THE EXERCISE:
Tally how many lines hold the string "this". Your reply should be that number alone.

SOURCE DATA:
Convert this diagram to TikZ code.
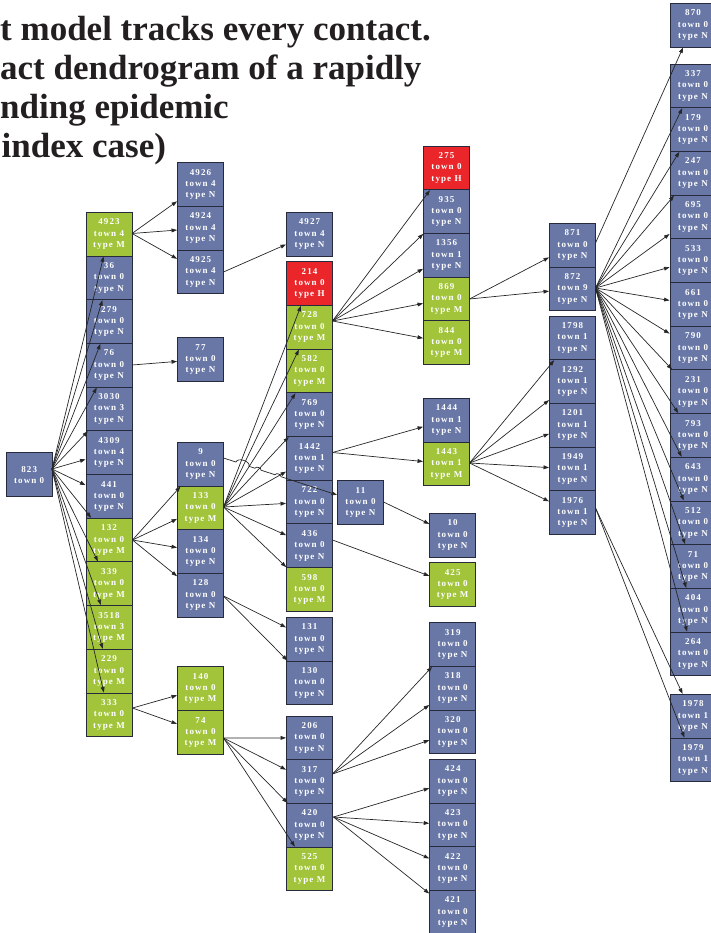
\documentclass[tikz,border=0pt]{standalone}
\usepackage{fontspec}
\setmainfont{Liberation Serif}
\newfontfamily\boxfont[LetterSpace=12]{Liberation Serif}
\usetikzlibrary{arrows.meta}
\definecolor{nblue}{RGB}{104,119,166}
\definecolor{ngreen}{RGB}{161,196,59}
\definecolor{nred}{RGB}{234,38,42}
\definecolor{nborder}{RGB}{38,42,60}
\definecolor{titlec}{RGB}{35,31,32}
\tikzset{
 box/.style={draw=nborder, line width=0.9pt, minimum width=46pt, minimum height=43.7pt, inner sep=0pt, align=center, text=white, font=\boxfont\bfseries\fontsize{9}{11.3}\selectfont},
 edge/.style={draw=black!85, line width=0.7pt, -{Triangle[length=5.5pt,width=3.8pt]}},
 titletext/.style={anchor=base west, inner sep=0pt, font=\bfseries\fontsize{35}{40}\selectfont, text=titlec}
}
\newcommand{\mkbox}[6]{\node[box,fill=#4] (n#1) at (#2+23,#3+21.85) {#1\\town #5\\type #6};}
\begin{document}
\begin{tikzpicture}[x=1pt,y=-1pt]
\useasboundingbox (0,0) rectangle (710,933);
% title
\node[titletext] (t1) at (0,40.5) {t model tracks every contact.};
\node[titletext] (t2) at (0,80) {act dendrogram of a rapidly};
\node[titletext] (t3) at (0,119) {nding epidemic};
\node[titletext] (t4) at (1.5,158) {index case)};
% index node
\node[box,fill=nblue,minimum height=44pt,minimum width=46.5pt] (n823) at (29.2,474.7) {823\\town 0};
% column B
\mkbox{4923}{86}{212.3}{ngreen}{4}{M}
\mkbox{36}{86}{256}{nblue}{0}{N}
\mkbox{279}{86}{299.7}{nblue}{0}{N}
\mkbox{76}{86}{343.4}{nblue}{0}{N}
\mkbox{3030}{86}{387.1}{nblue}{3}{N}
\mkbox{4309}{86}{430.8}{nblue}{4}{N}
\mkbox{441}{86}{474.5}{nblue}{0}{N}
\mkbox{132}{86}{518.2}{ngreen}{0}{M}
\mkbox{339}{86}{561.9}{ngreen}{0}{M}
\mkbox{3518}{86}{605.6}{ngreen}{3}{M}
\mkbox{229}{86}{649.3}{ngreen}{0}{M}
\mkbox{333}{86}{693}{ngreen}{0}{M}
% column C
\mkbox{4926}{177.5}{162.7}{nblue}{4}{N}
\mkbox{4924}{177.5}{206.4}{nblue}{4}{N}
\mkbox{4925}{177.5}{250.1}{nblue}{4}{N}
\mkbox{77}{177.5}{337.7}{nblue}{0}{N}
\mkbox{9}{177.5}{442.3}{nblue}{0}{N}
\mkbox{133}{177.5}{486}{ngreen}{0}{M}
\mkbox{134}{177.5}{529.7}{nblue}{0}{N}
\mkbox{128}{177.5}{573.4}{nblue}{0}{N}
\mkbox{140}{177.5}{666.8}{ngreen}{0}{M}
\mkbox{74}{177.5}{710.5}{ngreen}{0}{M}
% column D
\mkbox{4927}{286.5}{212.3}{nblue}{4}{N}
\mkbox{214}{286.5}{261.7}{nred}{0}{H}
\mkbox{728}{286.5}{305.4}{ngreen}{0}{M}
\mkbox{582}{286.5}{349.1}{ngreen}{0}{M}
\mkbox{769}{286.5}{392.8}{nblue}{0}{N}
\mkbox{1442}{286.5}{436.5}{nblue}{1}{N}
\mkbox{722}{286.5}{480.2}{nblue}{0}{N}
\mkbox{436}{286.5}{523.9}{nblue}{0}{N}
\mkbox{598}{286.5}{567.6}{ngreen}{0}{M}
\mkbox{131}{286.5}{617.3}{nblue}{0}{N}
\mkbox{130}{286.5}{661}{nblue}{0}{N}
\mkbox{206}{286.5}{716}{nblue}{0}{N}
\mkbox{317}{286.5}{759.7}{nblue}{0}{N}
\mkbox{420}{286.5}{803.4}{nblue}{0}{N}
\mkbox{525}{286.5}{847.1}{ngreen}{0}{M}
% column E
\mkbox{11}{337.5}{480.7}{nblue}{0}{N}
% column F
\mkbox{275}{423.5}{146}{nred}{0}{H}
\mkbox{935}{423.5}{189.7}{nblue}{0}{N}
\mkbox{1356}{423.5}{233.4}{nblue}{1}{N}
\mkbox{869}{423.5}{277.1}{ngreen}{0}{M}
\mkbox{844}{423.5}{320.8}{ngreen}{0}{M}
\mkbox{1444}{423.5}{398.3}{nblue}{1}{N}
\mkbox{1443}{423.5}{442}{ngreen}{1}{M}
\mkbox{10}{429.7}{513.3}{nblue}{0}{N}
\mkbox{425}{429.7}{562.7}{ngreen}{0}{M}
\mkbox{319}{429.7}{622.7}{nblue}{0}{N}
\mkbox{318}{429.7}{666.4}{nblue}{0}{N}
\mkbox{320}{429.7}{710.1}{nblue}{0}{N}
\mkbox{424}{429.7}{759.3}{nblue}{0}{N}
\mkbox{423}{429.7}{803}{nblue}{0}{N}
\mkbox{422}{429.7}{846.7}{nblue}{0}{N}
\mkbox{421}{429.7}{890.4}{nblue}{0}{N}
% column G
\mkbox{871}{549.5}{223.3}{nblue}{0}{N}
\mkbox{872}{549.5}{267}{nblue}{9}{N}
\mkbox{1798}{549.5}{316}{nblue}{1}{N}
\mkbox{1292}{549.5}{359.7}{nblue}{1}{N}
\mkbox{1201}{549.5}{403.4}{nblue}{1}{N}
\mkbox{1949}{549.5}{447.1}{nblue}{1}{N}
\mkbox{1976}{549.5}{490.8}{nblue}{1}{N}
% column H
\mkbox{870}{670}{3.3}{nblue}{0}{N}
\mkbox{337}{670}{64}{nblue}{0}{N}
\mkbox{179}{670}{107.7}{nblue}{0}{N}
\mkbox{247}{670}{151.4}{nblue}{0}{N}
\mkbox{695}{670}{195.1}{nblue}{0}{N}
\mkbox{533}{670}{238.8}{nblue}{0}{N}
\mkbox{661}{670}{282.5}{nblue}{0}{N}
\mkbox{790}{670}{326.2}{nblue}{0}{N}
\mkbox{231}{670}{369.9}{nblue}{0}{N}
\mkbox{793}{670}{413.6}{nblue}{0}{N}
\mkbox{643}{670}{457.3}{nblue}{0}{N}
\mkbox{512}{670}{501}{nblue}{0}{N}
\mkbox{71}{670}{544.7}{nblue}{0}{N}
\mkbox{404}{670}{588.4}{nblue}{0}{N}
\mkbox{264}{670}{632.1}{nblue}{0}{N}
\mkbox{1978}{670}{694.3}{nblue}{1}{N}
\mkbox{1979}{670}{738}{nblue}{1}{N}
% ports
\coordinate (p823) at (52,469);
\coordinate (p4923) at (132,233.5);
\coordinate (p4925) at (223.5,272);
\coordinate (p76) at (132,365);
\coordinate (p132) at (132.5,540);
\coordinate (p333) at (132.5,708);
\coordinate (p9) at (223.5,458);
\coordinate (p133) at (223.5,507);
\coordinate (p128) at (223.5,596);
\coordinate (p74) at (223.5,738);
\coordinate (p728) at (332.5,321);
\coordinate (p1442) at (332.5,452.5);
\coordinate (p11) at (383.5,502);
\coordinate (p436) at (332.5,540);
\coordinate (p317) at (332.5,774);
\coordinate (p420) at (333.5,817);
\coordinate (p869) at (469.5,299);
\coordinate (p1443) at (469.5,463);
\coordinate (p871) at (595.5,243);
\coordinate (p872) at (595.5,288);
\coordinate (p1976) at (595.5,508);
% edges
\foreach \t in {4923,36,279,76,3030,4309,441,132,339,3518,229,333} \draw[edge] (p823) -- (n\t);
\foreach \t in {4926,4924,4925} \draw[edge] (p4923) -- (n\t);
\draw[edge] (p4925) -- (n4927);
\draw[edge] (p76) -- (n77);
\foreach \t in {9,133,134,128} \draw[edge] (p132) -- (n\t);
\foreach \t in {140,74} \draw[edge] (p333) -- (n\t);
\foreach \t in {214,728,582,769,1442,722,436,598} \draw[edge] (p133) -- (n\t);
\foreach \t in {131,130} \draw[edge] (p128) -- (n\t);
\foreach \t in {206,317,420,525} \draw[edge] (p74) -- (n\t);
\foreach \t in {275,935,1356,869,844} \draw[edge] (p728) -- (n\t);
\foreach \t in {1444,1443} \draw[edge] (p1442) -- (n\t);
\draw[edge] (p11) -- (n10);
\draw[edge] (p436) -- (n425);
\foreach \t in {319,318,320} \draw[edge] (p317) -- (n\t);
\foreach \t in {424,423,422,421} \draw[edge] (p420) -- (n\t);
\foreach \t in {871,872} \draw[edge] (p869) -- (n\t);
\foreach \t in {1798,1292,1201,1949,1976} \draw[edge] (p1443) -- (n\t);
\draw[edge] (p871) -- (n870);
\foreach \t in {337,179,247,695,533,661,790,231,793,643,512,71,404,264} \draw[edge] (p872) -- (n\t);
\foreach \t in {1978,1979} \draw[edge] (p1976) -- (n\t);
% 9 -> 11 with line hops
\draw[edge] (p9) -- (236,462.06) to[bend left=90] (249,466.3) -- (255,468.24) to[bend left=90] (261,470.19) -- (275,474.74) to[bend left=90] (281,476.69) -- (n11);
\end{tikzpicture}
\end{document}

--

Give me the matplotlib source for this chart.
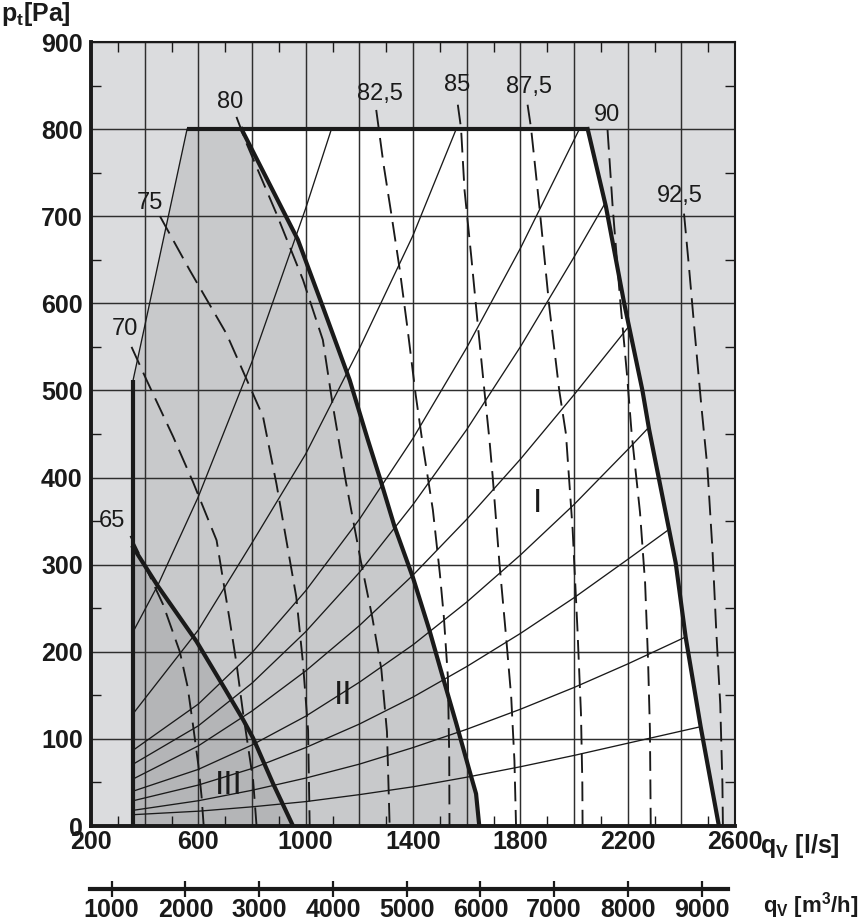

SOLUTION TO THE EXERCISE:
2